The Risks And Strengths Of WikiData

Both a risk and a strength of WikiData is that it is governed by consensus. This makes it flexible (so it is not vulnerable to abuse of loopholes) but also potentially inconsistent. We may end up with a situation where legacy data remains that does not line up with contemporary notability rules, or is even recorded in the incorrect way.

A significant strength, and huge improvement over Freebase, is that there is extensive and up-to-date information on how WikiData works on the site itself. This suggests that there will be a smaller stream of mistakes to correct from new users, inexperienced users, and experienced users who just happened to forget the right way to link two items.

A second strength is WikiData’s users, which has already achieved great things. Check out, for instance, this map of intellectual influence in the ancient world – a genuinely interesting data visualisation that teaches us something new, and something that can’t be learned by looking at individual nodes in a traditional model like Wikipedia’s. While Freebase could be used in similar ways, projects based on it seem to be harder to find, more private.

The biggest risk of WikiData is that it rejects a straight import from Freebase. This would be a massive blow, as from June 30^th Freebase will no longer be accessible even for reading, and much of its knowledge will be lost.

How Should We Approach WikiData as SEOs?

If your client is not notable or a useful addition to WikiData, then it might be the case that your Freebase data is already excluded from Google’s Knowledge Vault as having a low confidence rating. Adding to WikiData will probably just result in an eventual removal.

If your client is notable by WikiData’s standards, and is already on Wikipedia, you probably don’t need to do anything – your data will probably already be on WikiData, which you can check by looking up, say, I don’t know, SEOMoz, whose company page on WikiData has been entirely created by bots. If you are already on Wikipedia it seems unlikely that you need more weight behind your Knowledge Graph entry in any case.
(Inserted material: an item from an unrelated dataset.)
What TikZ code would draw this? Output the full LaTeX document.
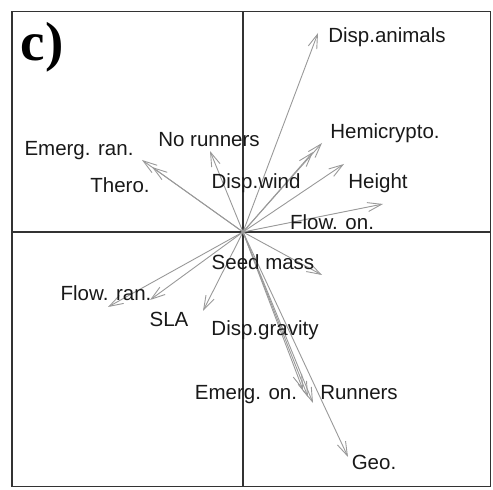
\documentclass[tikz,border=0pt]{standalone}
\usepackage{fontspec}
\setmainfont{Liberation Sans}
\newfontfamily\panelfont{Liberation Serif}
\usetikzlibrary{arrows.meta}
\begin{document}
\begin{tikzpicture}[x=1pt,y=1pt,
  lbl/.style={inner sep=0pt,font=\fontsize{20.5}{22}\selectfont,text=black!90},
  vec/.style={draw=black!40,line width=0.9pt,-{Straight Barb[length=14pt,width=9pt]}},
  frm/.style={draw=black!80,line width=1.8pt}]
\useasboundingbox (0,0) rectangle (493,490);
\draw[frm] (12,3.5) rectangle (490.5,478.5);
\coordinate (o) at (243,258);
\draw[frm,line width=1.5pt] (243,3.5) -- (243,478.5);
\draw[frm,line width=1.5pt] (12,258) -- (490.5,258);
\node[font=\panelfont\bfseries\fontsize{55}{55}\selectfont,inner sep=0pt] (p) at (42,443) {c)};
% arrow tips
\coordinate (t1) at (318,457);
\coordinate (t2) at (322,347);
\coordinate (t3) at (313,338);
\coordinate (t4) at (344,326);
\coordinate (t5) at (383,286);
\coordinate (t6) at (210,339);
\coordinate (t7) at (142,330);
\coordinate (t8) at (152,323);
\coordinate (t9) at (322,215);
\coordinate (t10) at (108,183);
\coordinate (t11) at (150,190);
\coordinate (t12) at (203,179);
\coordinate (t13) at (303,100);
\coordinate (t14) at (308,93);
\coordinate (t15) at (313,87);
\coordinate (t16) at (348,33);
\foreach \t in {1,...,16} \draw[vec] (o) -- (t\t);
% labels
\node[lbl] (v1) at (387,453) {Disp.animals};
\node[lbl] (v2) at (385,357) {Hemicrypto.};
\node[lbl] (v3) at (378,307) {Height};
\node[lbl] (v4) at (332,268) {Flow. on.};
\node[lbl] (v5) at (256,307) {Disp.wind};
\node[lbl] (v6) at (209,350) {No runners};
\node[lbl] (v7) at (79,339) {Emerg. ran.};
\node[lbl] (v8) at (120,305) {Thero.};
\node[lbl] (v9) at (263,228) {Seed mass};
\node[lbl] (v10) at (106,197) {Flow. ran.};
\node[lbl] (v11) at (169,171) {SLA};
\node[lbl] (v12) at (265,160) {Disp.gravity};
\node[lbl] (v13) at (246,95) {Emerg. on.};
\node[lbl] (v14) at (359,97) {Runners};
\node[lbl] (v15) at (374,28) {Geo.};
\end{tikzpicture}
\end{document}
So, if your client is notable by WikiData’s standards and is not already on Wikipedia, you will want to act. If, by the time this post is live, Freebase is still accepting writes, record your company’s important details there while you still can. Then, if you haven’t already, make sure that your business’ details on Google My Business are up to date, and record them on reputable and descriptive directories. These are more important for the Knowledge Graph, in my personal experience, than Freebase ever was.

Finally, create a new item on wikidata.org, give it a label that will be the minimum possible accurate label for your client, and a description that is the minimum possible accurate label for your client that also distinguishes your client from other things with the same label. Then, add statements – you will need at least a statement that claims your client is an instance of something, probably a company, and a statement that registers your client’s official website. From there, it should be fairly obvious how to proceed if you’ve used Freebase before.
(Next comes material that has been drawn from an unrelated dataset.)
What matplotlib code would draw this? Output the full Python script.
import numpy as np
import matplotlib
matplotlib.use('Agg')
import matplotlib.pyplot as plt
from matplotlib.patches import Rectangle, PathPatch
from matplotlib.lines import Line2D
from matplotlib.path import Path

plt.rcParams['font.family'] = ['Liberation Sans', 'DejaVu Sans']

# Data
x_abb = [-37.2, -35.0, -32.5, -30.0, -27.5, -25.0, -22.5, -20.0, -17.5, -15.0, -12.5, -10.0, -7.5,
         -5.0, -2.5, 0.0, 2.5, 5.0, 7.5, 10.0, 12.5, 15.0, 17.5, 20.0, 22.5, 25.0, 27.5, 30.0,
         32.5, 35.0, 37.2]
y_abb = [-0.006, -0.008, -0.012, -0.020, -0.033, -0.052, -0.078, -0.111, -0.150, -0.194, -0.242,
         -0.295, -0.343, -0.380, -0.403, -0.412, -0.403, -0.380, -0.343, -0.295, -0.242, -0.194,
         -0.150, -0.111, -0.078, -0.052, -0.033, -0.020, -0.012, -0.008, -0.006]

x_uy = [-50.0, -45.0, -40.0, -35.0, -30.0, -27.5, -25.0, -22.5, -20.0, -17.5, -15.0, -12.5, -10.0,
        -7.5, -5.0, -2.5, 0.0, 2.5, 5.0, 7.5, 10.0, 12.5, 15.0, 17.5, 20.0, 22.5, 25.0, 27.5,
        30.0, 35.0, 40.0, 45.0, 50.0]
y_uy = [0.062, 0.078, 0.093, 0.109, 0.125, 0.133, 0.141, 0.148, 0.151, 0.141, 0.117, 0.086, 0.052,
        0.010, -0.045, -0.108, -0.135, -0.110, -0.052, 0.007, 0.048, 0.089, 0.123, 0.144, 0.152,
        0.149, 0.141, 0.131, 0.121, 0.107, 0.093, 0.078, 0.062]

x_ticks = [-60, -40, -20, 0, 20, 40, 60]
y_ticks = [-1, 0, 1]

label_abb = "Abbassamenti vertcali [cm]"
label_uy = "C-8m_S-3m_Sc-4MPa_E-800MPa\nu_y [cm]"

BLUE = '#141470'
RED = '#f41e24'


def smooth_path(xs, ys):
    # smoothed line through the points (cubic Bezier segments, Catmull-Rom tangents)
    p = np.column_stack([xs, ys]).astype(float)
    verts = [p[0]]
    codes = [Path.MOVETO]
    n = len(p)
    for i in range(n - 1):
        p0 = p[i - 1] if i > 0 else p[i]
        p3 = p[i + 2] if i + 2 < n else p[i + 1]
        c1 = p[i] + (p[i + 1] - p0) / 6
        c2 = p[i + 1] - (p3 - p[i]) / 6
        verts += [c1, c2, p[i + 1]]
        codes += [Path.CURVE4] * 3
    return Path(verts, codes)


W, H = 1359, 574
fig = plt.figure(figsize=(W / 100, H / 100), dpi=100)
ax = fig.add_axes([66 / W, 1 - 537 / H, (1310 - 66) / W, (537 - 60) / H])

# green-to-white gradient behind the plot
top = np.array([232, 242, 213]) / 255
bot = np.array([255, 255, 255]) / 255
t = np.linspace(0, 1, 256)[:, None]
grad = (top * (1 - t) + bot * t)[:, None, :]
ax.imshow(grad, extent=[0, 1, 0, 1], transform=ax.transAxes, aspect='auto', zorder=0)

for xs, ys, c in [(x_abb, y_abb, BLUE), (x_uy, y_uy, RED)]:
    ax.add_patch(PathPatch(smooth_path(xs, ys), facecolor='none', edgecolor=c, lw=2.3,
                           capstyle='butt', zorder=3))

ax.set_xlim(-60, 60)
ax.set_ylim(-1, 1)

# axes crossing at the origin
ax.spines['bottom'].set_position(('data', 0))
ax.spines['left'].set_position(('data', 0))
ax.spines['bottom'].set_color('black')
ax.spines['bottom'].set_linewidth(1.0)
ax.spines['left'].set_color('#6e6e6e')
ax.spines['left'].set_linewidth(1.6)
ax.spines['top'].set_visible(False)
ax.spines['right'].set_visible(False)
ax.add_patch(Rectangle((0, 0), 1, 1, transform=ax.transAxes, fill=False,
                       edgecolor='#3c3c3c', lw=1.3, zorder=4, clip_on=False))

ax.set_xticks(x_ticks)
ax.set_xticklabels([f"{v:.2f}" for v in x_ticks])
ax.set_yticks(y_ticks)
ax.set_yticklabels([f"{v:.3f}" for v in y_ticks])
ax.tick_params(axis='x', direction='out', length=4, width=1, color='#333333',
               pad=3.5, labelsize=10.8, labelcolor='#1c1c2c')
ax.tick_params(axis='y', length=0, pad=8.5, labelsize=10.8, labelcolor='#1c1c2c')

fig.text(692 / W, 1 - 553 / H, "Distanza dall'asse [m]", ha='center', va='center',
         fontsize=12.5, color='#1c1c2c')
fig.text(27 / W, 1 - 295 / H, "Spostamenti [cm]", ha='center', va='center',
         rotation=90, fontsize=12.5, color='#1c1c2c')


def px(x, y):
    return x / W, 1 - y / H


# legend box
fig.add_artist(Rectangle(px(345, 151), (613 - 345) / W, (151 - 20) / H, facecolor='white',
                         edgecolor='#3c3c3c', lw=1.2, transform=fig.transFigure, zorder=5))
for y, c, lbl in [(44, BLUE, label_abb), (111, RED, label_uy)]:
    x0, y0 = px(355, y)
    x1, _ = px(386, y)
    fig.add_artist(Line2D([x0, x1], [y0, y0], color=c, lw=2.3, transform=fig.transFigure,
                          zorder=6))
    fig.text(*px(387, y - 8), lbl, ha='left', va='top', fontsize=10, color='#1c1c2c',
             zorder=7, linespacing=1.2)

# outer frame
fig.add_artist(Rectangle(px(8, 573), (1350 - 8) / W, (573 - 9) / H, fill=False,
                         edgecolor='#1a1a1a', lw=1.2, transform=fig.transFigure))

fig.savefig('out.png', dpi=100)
Again, it’s important not to add items unless you genuinely believe they contain helpful, accurate and valid information.

Sources For The Knowledge Graph

As far as I’m aware, the main sources for the knowledge graph that may be relevant to a site’s SEO and informative knowledge cards are, in ascending order of importance, respectable directories, Freebase/WikiData, Google My Business, and Wikipedia.
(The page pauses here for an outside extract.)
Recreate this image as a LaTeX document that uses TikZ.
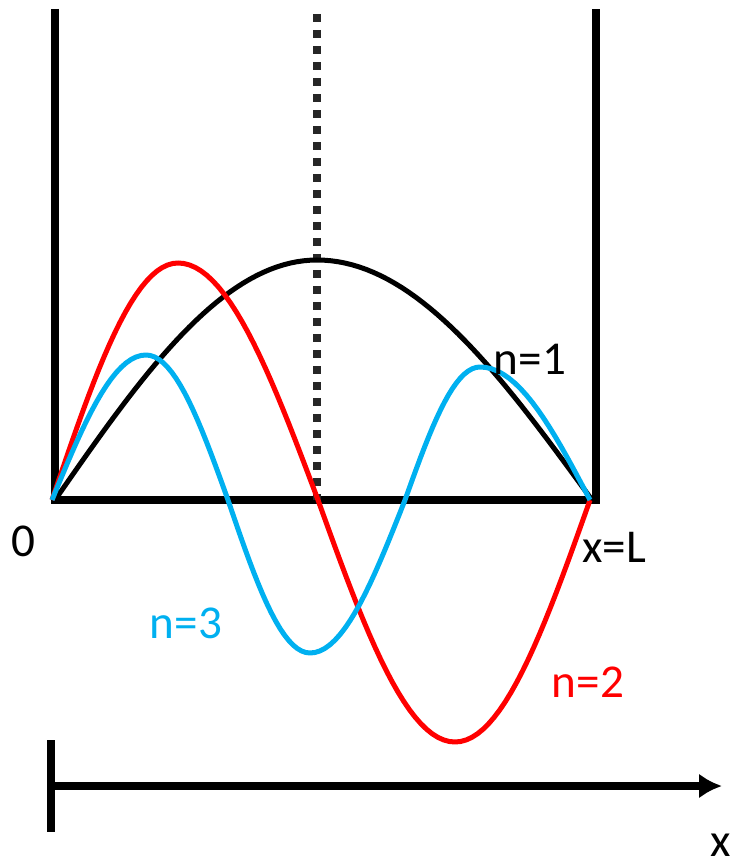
\documentclass[tikz,border=0pt]{standalone}
\usepackage{fontspec}
\setmainfont{Carlito}
\usetikzlibrary{arrows.meta}
\definecolor{wavered}{HTML}{FF0000}
\definecolor{waveblue}{HTML}{00B0F0}
\tikzset{
  wall/.style={line width=0.08cm, line join=miter},
  wave/.style={line width=0.05cm, line join=round},
  lbl/.style={font=\fontsize{13.4}{16}\selectfont, anchor=base, inner sep=0pt}
}
\begin{document}
\begin{tikzpicture}[x=0.01cm, y=-0.01cm]
\useasboundingbox (0,0) rectangle (740,865);
\coordinate (wallLtop) at (55,9);
\coordinate (wallRtop) at (596,9);
\coordinate (left) at (55,500);
\coordinate (right) at (596,500);
\coordinate (mid) at (317,500);
\coordinate (midtop) at (317,14);
% box
\draw[wall] (wallLtop) -- (left) -- (right) -- (wallRtop);
\draw[line width=0.08cm, black!85, dash pattern=on 0.08cm off 0.08cm] (midtop) -- (mid);
% n=1
\draw[wave] plot[domain=0:1, samples=40] ({55+262*\x},{500-240*sin(90*\x)})
  -- plot[domain=0:1, samples=40] ({317+275*\x},{500-240*cos(90*\x)});
% n=2
\draw[wave, wavered] plot[domain=0:1, samples=25] ({52+126*\x},{500-237*sin(90*\x)})
  -- plot[domain=0:1, samples=25] ({178+140*\x},{500-237*cos(90*\x)})
  -- plot[domain=0:1, samples=25] ({318+137*\x},{500+242*sin(90*\x)})
  -- plot[domain=0:1, samples=25] ({455+135*\x},{500+242*cos(90*\x)});
% n=3
\draw[wave, waveblue] plot[domain=0:1, samples=20] ({52+94*\x},{500-145*sin(90*\x)})
  -- plot[domain=0:1, samples=20] ({146+82*\x},{500-145*cos(90*\x)})
  -- plot[domain=0:1, samples=20] ({228+82*\x},{500+153*sin(90*\x)})
  -- plot[domain=0:1, samples=20] ({310+95*\x},{500+153*cos(90*\x)})
  -- plot[domain=0:1, samples=20] ({405+75*\x},{500-133*sin(90*\x)})
  -- plot[domain=0:1, samples=20] ({480+110*\x},{500-133*cos(90*\x)});
% labels
\node[lbl] (n1) at (530,375) {n=1};
\node[lbl, text=wavered] (n2) at (588,697) {n=2};
\node[lbl, text=waveblue] (n3) at (186,638) {n=3};
\node[lbl] (zero) at (23,557) {0};
\node[lbl] (xL) at (614,562) {x=L};
% axis
\coordinate (tickTop) at (51,740);
\coordinate (tickBot) at (51,832);
\coordinate (axisStart) at (51,786);
\coordinate (axisEnd) at (722,786);
\draw[line width=0.08cm] (tickTop) -- (tickBot);
\draw[line width=0.08cm, -{Latex[length=0.23cm, width=0.25cm]}] (axisStart) -- (axisEnd);
\node[lbl] (xlab) at (721,856) {x};
\end{tikzpicture}
\end{document}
Alternative sources are likely to be of limited use to an SEO, but are known to include the CIA World Factbook.

As long as we respect these sources for the knowledge graph, we can help our clients generate more relevant traffic as well as add to the world’s sum of knowledge. If the SEO community attempts to abuse these resources, we can expect a corresponding devaluation of our efforts and of the efforts of all the other contributors to these projects.